## Dataset section
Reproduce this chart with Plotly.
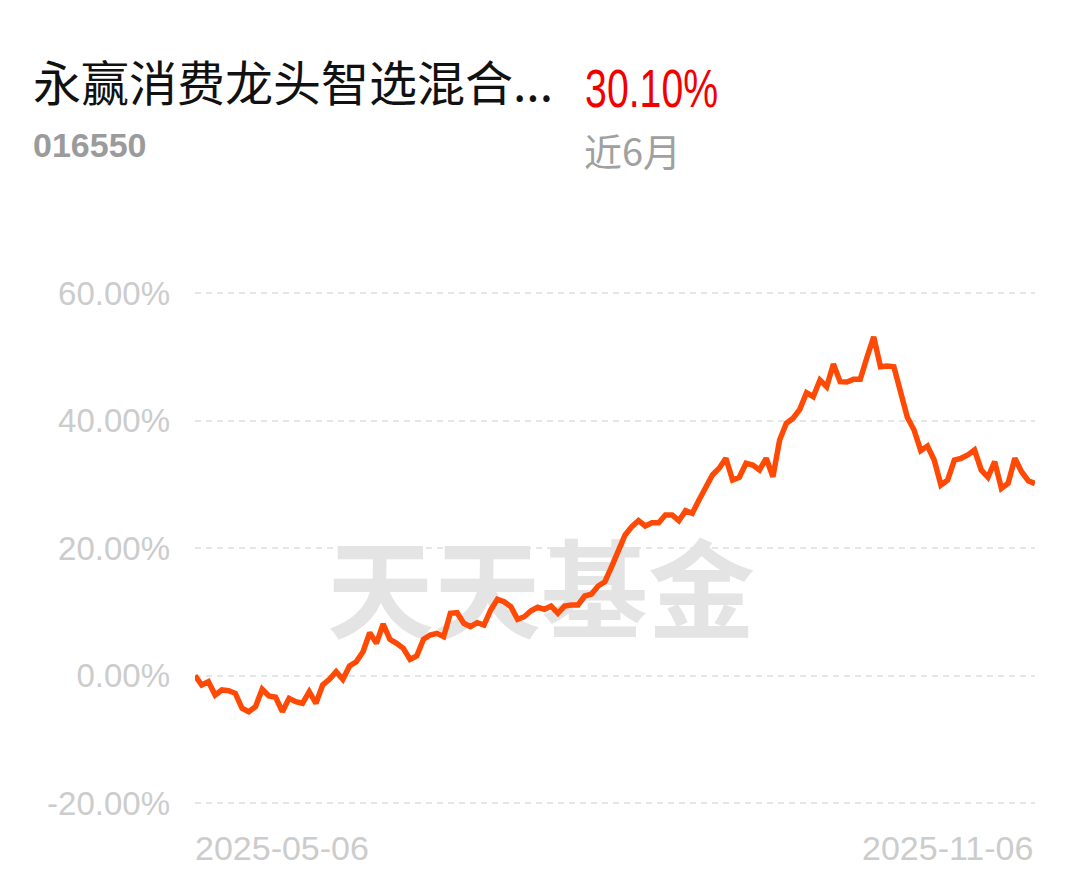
import pandas as pd
import plotly.graph_objects as go

# ---------------- data ----------------
holidays = ["2025-06-02", "2025-10-01", "2025-10-02", "2025-10-03",
            "2025-10-06", "2025-10-07", "2025-10-08"]
dates = [d.strftime("%Y-%m-%d") for d in pd.bdate_range("2025-05-06", "2025-11-06")
         if d.strftime("%Y-%m-%d") not in holidays]

returns = [
    0.0, -1.49, -0.97, -3.06, -2.27, -2.38, -2.79, -5.15, -5.68, -4.89, -2.16, -3.22,
    -3.42, -5.68, -3.58, -4.11, -4.36, -2.54, -4.36, -1.49, -0.60, 0.60,
    -0.60, 1.49, 2.16, 3.73, 6.71, 5.05, 8.08, 5.68, 5.05, 4.27, 2.54, 3.06,
    5.68, 6.35, 6.62, 6.09, 9.76, 9.85, 8.19, 7.65,
    8.28, 7.92, 10.27, 11.95, 11.58, 10.79, 8.82, 9.22, 10.16, 10.70, 10.38, 10.90,
    9.76, 10.90, 11.06, 11.06, 12.47, 12.78, 14.04, 14.71, 17.07, 19.42,
    22.04, 23.34, 24.28, 23.45, 23.97, 23.97, 25.18, 25.18, 24.28, 25.85, 25.44,
    27.53, 29.62, 31.45, 32.50, 34.07, 30.67, 31.09, 33.29, 33.02, 32.24,
    34.07, 31.18, 36.94, 39.56, 40.35, 41.76, 44.36, 43.73, 46.35, 45.30, 48.86,
    46.09, 46.04, 46.46, 46.46, 49.91, 53.14, 48.44, 48.55, 48.44,
    44.78, 40.50, 38.51, 35.26, 36.00, 33.80, 29.88, 30.67, 33.80, 34.07, 34.59,
    35.37, 32.24, 31.09, 33.54, 29.36, 30.15, 34.07, 31.97, 30.56, 30.10,
]
dates = dates[:len(returns)]

y_ticks = [-20, 0, 20, 40, 60]
y_tick_labels = ["-20.00%", "0.00%", "20.00%", "40.00%", "60.00%"]

fund_name = "永赢消费龙头智选混合..."
fund_code = "016550"
period_return = "30.10%"
period_label = "近6月"
watermark = "天天基金"

# ---------------- layout helpers ----------------
W, H = 1080, 881
L, R, T, B = 195, 45, 250, 61
PW, PH = W - L - R, H - T - B


def px(x):
    return (x - L) / PW


def py(y):
    return (H - B - y) / PH


fig = go.Figure()

# watermark on hidden base axes (drawn beneath the line)
fig.add_trace(go.Scatter(
    x=[px(541)], y=[py(603)], mode="text", text=[f"<b>{watermark}</b>"],
    textfont=dict(family="Noto Sans CJK SC", size=107, color="#e4e4e4"),
    xaxis="x", yaxis="y", hoverinfo="skip", showlegend=False,
))

fig.add_trace(go.Scatter(
    x=dates, y=returns, mode="lines",
    line=dict(color="#ff4a05", width=5.5),
    xaxis="x2", yaxis="y2", hoverinfo="skip", showlegend=False,
))

fig.update_layout(
    width=W, height=H,
    margin=dict(l=L, r=R, t=T, b=B),
    paper_bgcolor="white", plot_bgcolor="rgba(0,0,0,0)",
    showlegend=False,
    xaxis=dict(range=[0, 1], visible=False, fixedrange=True),
    yaxis=dict(range=[0, 1], visible=False, fixedrange=True),
    xaxis2=dict(type="category", overlaying="x", range=[0, len(returns) - 1],
                showgrid=False, showticklabels=False, zeroline=False, showline=False,
                ticks=""),
    yaxis2=dict(overlaying="y", side="left", range=[-22.667, 66.745],
                tickvals=y_ticks, ticktext=y_tick_labels,
                showgrid=True, gridcolor="#e6e6e6", gridwidth=2, griddash="6px,5px",
                zeroline=False, showline=False, ticks="",
                ticklabelstandoff=24,
                tickfont=dict(family="Liberation Sans, Arial, sans-serif", size=33,
                              color="#cccccc")),
)

ann = []
ann.append(dict(text=fund_name, xref="paper", yref="paper", x=px(31), y=py(80),
                xanchor="left", yanchor="middle", showarrow=False,
                font=dict(family="Noto Sans CJK SC", size=48, color="#111111")))
ann.append(dict(text=period_return, xref="paper", yref="paper", x=px(651), y=py(88),
                xanchor="center", yanchor="middle", showarrow=False,
                font=dict(family="Liberation Sans, Arial, sans-serif",
                          size=54, color="#f20000")))
ann.append(dict(text=f"<b>{fund_code}</b>", xref="paper", yref="paper", x=px(31), y=py(145),
                xanchor="left", yanchor="middle", showarrow=False,
                font=dict(family="Liberation Sans, Arial, sans-serif", size=34, color="#9b9b9b")))
ann.append(dict(text=period_label, xref="paper", yref="paper", x=px(582), y=py(150),
                xanchor="left", yanchor="middle", showarrow=False,
                font=dict(family="Noto Sans CJK SC", size=38, color="#a0a0a0")))
ann.append(dict(text=dates[0], xref="x2", yref="paper", x=dates[0], y=py(848),
                xanchor="left", yanchor="middle", showarrow=False, xshift=-2,
                font=dict(family="Liberation Sans, Arial, sans-serif", size=34, color="#cccccc")))
ann.append(dict(text=dates[-1], xref="x2", yref="paper", x=dates[-1], y=py(848),
                xanchor="right", yanchor="middle", showarrow=False, xshift=0,
                font=dict(family="Liberation Sans, Arial, sans-serif", size=34, color="#cccccc")))
fig.update_layout(annotations=ann)

# remove the page margin and condense the headline return figure
post = """
document.body.style.margin = '0';
var gd = document.getElementsByClassName('plotly-graph-div')[0];
function squeeze() {
  var els = gd.querySelectorAll('text.annotation-text');
  els.forEach(function (t) {
    if (t.textContent === '%s') {
      t.setAttribute('textLength', '133');
      t.setAttribute('lengthAdjust', 'spacingAndGlyphs');
    }
  });
}
squeeze();
gd.on('plotly_afterplot', squeeze);
""" % period_return

fig.write_html("out.html", post_script=post, config={"displayModeBar": False})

## Set exercise
Starting at the top of the listing above, please restate word for word each line up to and including the one that holds "not in holidays]", omitting every image.

## Final answer
Reproduce this chart with Plotly.
import pandas as pd
import plotly.graph_objects as go

# ---------------- data ----------------
holidays = ["2025-06-02", "2025-10-01", "2025-10-02", "2025-10-03",
            "2025-10-06", "2025-10-07", "2025-10-08"]
dates = [d.strftime("%Y-%m-%d") for d in pd.bdate_range("2025-05-06", "2025-11-06")
         if d.strftime("%Y-%m-%d") not in holidays]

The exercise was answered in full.